Zamanı ele alış şekli, insanın zamanla olan ilişkisini etkilemektedir. Geçmiş, şimdi ve gelecekten oluşan parçalı ve doğrusal zaman anlayışında insan yalnızca şimdiyi, tek bir an’ın içinde yaşamaktadır. Kesintisiz bir bütün olarak düşünüldüğünde ise zaman, bu üç olgunun iç içe geçtiği bir akış formundadır. Zamanın bu formunda insan, bazı bellek imgelerinin geçmişten şimdiki zamana ulaşarak gerçeği, yani kişinin mevcut eylemini etkileyebildiği bir oluş halinde bulunmaktadır. Zaman kavramı, mekân ve hareket ile birlikte sinemanın başlıca yapısal unsurları arasında yer almaktadır. Bu kavramlar, gerçek hayatta olduğu gibi sinemada da algı ve düşünce mekanizmalarını harekete geçirmektedir. İnsan zihninin işleyişi ile bir filmde yer alan imgelerin işleyişi arasındaki benzerliğe dikkat çeken Henri Bergson’un ileri sürdüğü ‘bellek teorisi’ ve ‘anı-imge’ kavramı, Gilles Deleuze’ün sinemayı bir ‘zaman sanatı’ olarak işaret eden imge kuramıyla birlikte sinema ve zaman arasındaki bu karmaşık ilişkiyi ele almaktadır. Tarık Aktaş'ın geleneksel anlamda bir hikâyeyi takip etmeyen filmi Nebula (2018), ana karakter Hay'ın gündelik hayatına odaklanırken, filmde gerçekleşen tüm olaylar, geçmişe ait bir bellek imgesinin etrafında kümelenmektedir. Zamanın doğrusal akışını sekteye uğratarak sahneler arasındaki neden-sonuç ilişkisinden doğan rasyonel bağı parçalayan zaman imgeleri de geçmişe dair bir anıyı içeren bu imgeyi görünür kılmaktadır. İmgelerin ‘görünür’ olduğu kadar ‘okunabilir’ olduğu yaklaşımıyla hareket edilen çalışmada, Bergson ve Deleuze’ün bellek ve zaman imgesi tanımları ekseninde, filmde yer alan zaman unsurları niteliksel içerik analizi yöntemiyle sorgulanmaktadır.

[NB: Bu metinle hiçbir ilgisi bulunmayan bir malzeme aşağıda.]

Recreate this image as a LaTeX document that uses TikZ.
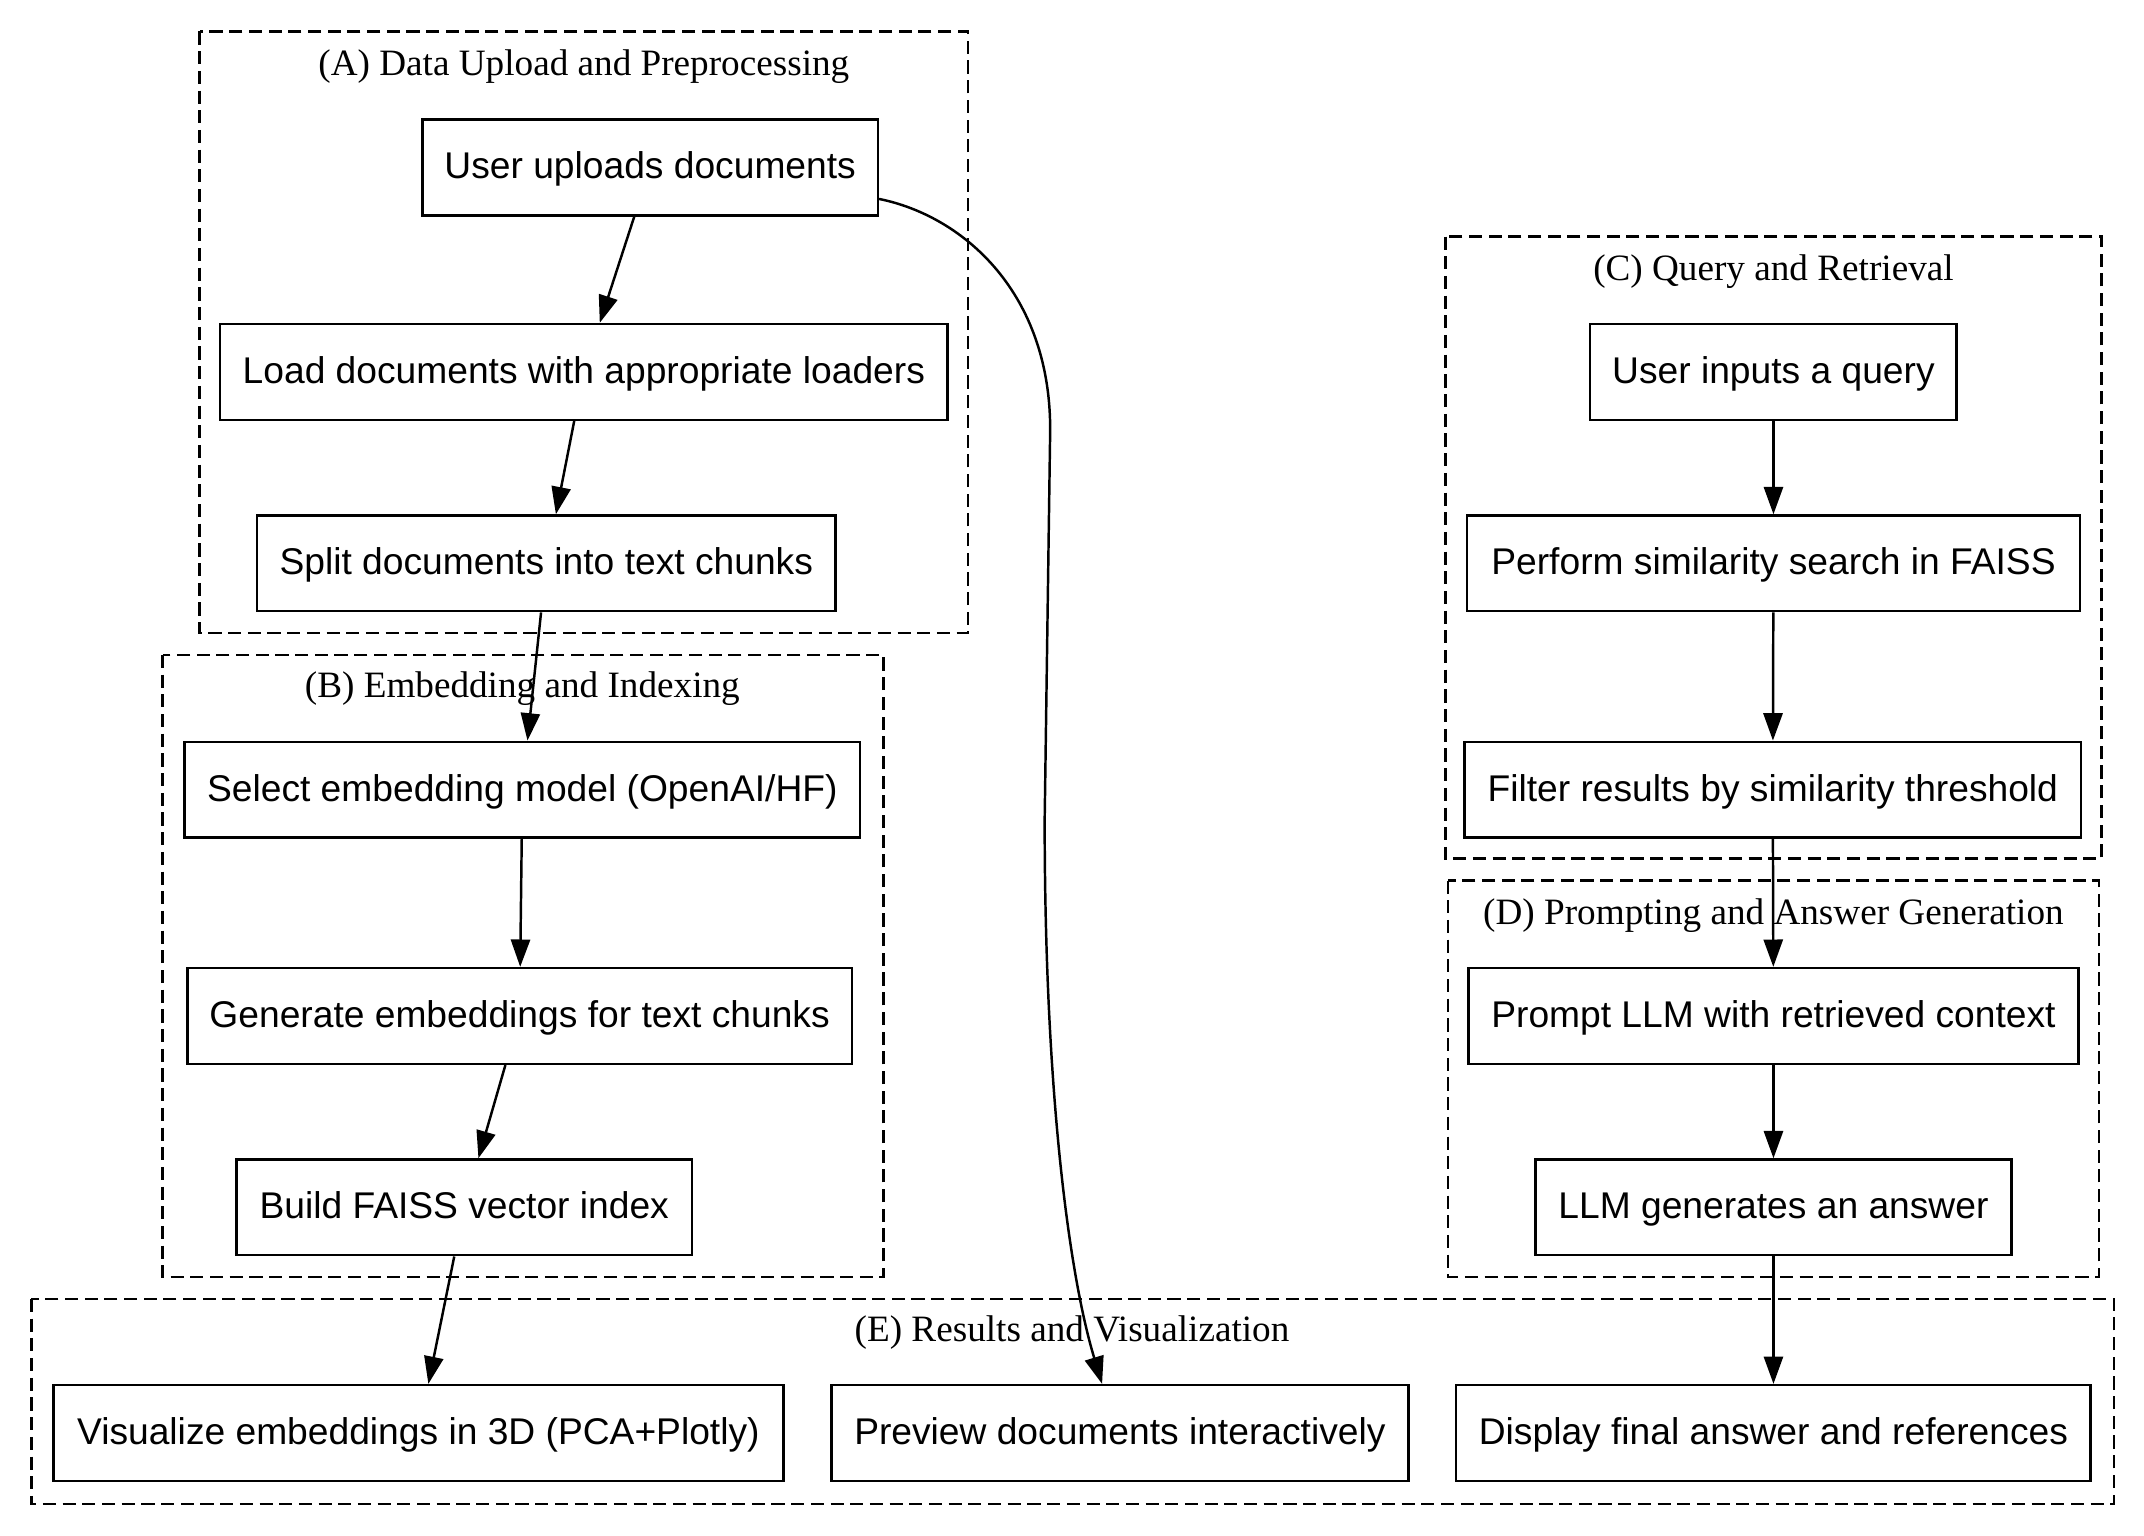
\documentclass[tikz,border=0pt]{standalone}
\usepackage{fontspec}
\setmainfont{Liberation Serif}
\newfontfamily\sansf{Liberation Sans}
\usetikzlibrary{arrows.meta,calc}
\begin{document}
\begin{tikzpicture}[x=0.5pt,y=-0.5pt,
  box/.style={draw, line width=0.9pt, inner sep=0pt, minimum height=35pt, text height=11.2pt, text depth=2.8pt, font=\sansf\fontsize{13.6}{16}\selectfont},
  clus/.style={draw, line width=0.9pt, dash pattern=on 4.8pt off 2.4pt},
  ctitle/.style={inner sep=0pt, yshift=-0.8pt, font=\fontsize{13.6}{16}\selectfont},
  arr/.style={line width=0.9pt, -{Triangle[length=10pt,width=7pt]}}]
\useasboundingbox (0,0) rectangle (1568,1123);
% clusters
\draw[clus] (146,23) rectangle (708,463);
\draw[clus] (119,479) rectangle (646,934);
\draw[clus] (1057,173) rectangle (1537,628);
\draw[clus] (1059,644) rectangle (1535,934);
\draw[clus] (23,950) rectangle (1546,1100);
\node[ctitle] (tA) at (427,47) {(A) Data Upload and Preprocessing};
\node[ctitle] (tB) at (382,502) {(B) Embedding and Indexing};
\node[ctitle] (tC) at (1297,197) {(C) Query and Retrieval};
\node[ctitle] (tD) at (1297,668) {(D) Prompting and Answer Generation};
\node[ctitle] (tE) at (784,973) {(E) Results and Visualization};
% nodes
\node[box, minimum width=166.5pt] (a1) at (475.5,122.5) {User uploads documents};
\node[box, minimum width=266pt] (a2) at (427,272) {Load documents with appropriate loaders};
\node[box, minimum width=211.5pt] (a3) at (399.5,412) {Split documents into text chunks};
\node[box, minimum width=247pt] (b1) at (382,577.5) {Select embedding model (OpenAI/HF)};
\node[box, minimum width=243pt] (b2) at (380,743) {Generate embeddings for text chunks};
\node[box, minimum width=166.5pt] (b3) at (339.5,883) {Build FAISS vector index};
\node[box, minimum width=134pt] (c1) at (1297,272) {User inputs a query};
\node[box, minimum width=224pt] (c2) at (1297,412) {Perform similarity search in FAISS};
\node[box, minimum width=225.5pt] (c3) at (1296.5,577.5) {Filter results by similarity threshold};
\node[box, minimum width=223pt] (d1) at (1297,743) {Prompt LLM with retrieved context};
\node[box, minimum width=174pt] (d2) at (1297,883) {LLM generates an answer};
\node[box, minimum width=267pt] (e1) at (306,1048) {Visualize embeddings in 3D (PCA+Plotly)};
\node[box, minimum width=211pt] (e2) at (819,1048) {Preview documents interactively};
\node[box, minimum width=232pt] (e3) at (1297,1048) {Display final answer and references};
% edges
\draw[arr] (a1) -- (a2);
\draw[arr] (a2) -- (a3);
\draw[arr] (a3) -- (b1);
\draw[arr] (b1) -- (b2);
\draw[arr] (b2) -- (b3);
\draw[arr] (b3) -- (e1);
\draw[arr] (c1) -- (c2);
\draw[arr] (c2) -- (c3);
\draw[arr] (c3) -- (d1);
\draw[arr] (d1) -- (d2);
\draw[arr] (d2) -- (e3);
\draw[arr] ([yshift=-11.5pt]a1.east) .. controls (705,158) and (769.4,215) .. (768,317)
  -- (764,600) .. controls (764,800) and (782,933) .. ([xshift=-6.5pt]e2.north);
\end{tikzpicture}
\end{document}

The way person handles time affects people's relationship with time. In a fragmented and linear understanding of time consisting of the past, present and future, human lives only the present, in a single moment. When considered as an uninterrupted whole, time is in the form of a flow in which these three phenomena are intertwined. In this form of time, human is in a state of becoming, in which some images of memory can affect a person's current action by reaching from the past to the present. The concept of time is among the main structural elements of cinema together with space and movement. These concepts activate the mechanisms of perception and thought in cinema as in real life. Drawing attention to the similarity between the functioning of the human mind and the functioning of images in a film, Henri Bergson's theory of memory and ‘memory-image’ concept, together with Gilles Deleuze's image theory, which points to cinema as an art of time, address this complex relationship between cinema and time. Tarık Aktaş's film Nebula (2018), which does not follow a story in the traditional sense, focuses on the daily life of the main character hay, while all the events that take place in the film are clustered around an image of a memory of the past. Time images, which disrupt the linear flow of time and break the rational bond arising from the cause-and-effect relationship between scenes, also make this image visible, which contains a memory of the past. In the study, which is based on the approach that images are ‘readable’ as well as ‘visible’, Bergson and Deleuze's definitions of memory-image and time-image are questioned by the qualitative content analysis method of the time elements contained in the film.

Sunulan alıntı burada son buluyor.